Tawashi is convinced the killer is a robot for much the same reason Gesicht suspected it in the Frankfurt case, but Atom unearths evidence to the contrary. A piece of that evidence – an ink-stained business card – connects the case to Professor Ochanomizu (Furukawa Toshio), Atom’s creator (and another iconic Tezuka character). Concerned, Atom comes to Ochanomizu’s lab and the professor reveals the connection between himself and the two murdered humans. They all served on the BORA commission, investigating “robots of mass destruction” claims leveled at the Kingdom of Persia by the president of the “United States of Thracia” (oh, boy). The RMDs were never found, but the 39th Central Asian War ensued anyway (oh, boy).
As did the first episode, this one shifts gears midway to focus on another of the seven – in this case two of them. Brando (Kiuchi Hidenobu) is based in Istanbul, and Hercules (Koyama Rikiya) in Athens. Both are “pankration suit” fighters, and both veterans of the 39th Central Asian War. As with North No. 2 there’s never any question of Brando’s fate – he hoists an entire United Nations HQ worth of death flags in his time on-screen. In that sense Pluto is fundamentally a tragedy, as we know what’s going to happen and the pathos comes from the build-up to that.

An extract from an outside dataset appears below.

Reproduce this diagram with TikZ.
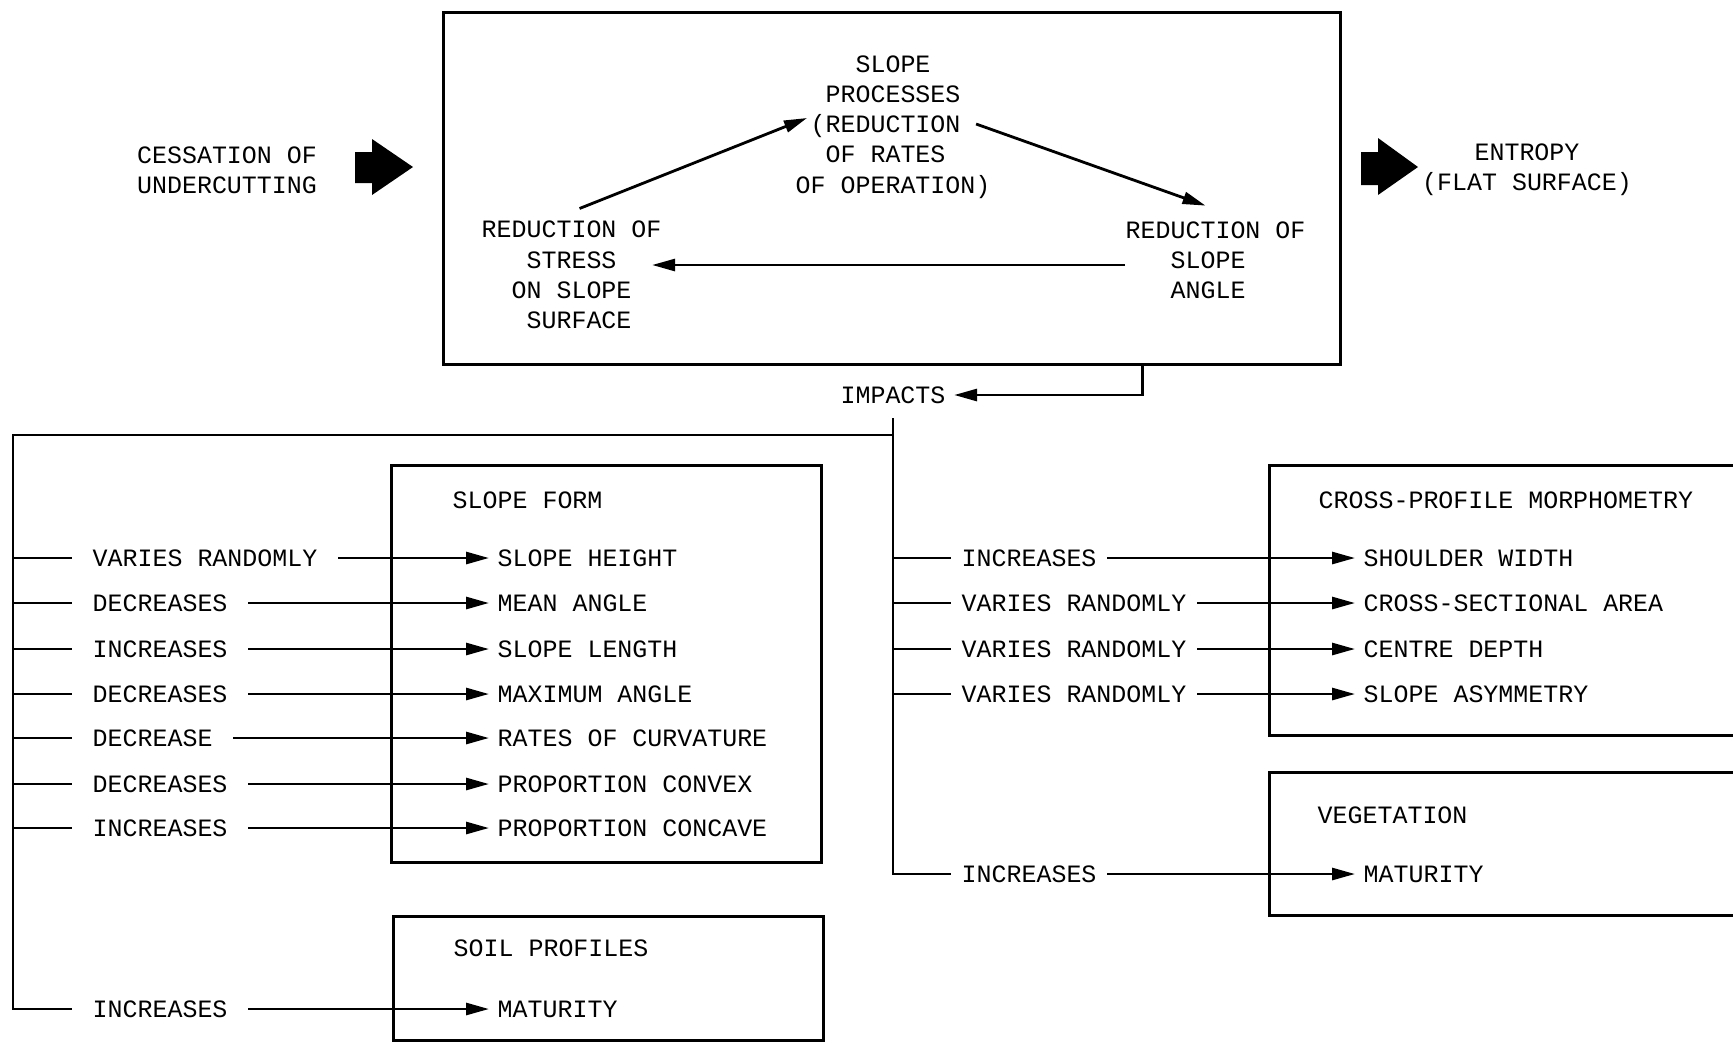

Gesicht visits both men to warn them, stopping first in Turkey and spending an evening with Brando and his extremely lively family. Brando has a huge heart, and the death of Mont Blanc – another war comrade – has broken it. He speaks of what a lucky man he is, and how his adoption of his five children has given him a desire to live on (hoist that flag). But ultimately he ignores Gesicht’s pleas to be careful and lures the killer to an isolated spot on the Black Sea coast, far from his loved ones, with the intent of taking it out himself and avenging his friend. He patches through to Gesicht, Hercules, and Atom when he’s attacked. And though Brando says he’s taken down the enemy despite being taken down himself, it soon becomes clear that didn’t happen.
Tragedy cuts through this story on so many levels. It’s clear most of the seven were created as killing machines, and the weight of what they’ve done is one they carry with them. Ochanomizu didn’t create Atom for that of course, but Atom is a person of such empathy that his own burdens are obviously massive. He sees something in Brando’s dying transmissions (mostly a vision of his wife and children) the others didn’t – a “noise” that he associates as “Shinigami…emotion…overwhelming pain”. Is this Pluto, the God of Death incarnate?
It’s hard to overstate just how compelling all this is – and not only because of Urasawa and Tezuka’s writing, either. The sound design here is phenomenal, and the cast is hitting all their marks with flying colors. Hikasa as Atom was an interesting choice, as she has relatively little experience playing boys, but despite going up against heavy hitters at every turn she’s holding her own thus far. The hard thing for me, really, is knowing the whole series is out there when I’m disinclined to binge it even if I had the time (which I don’t). I know that impacts buzz and discussion for a series, and that really annoys me. I was planning on an episode a week, but Pluto is so good it’s going to be almost impossible to stick to that plan.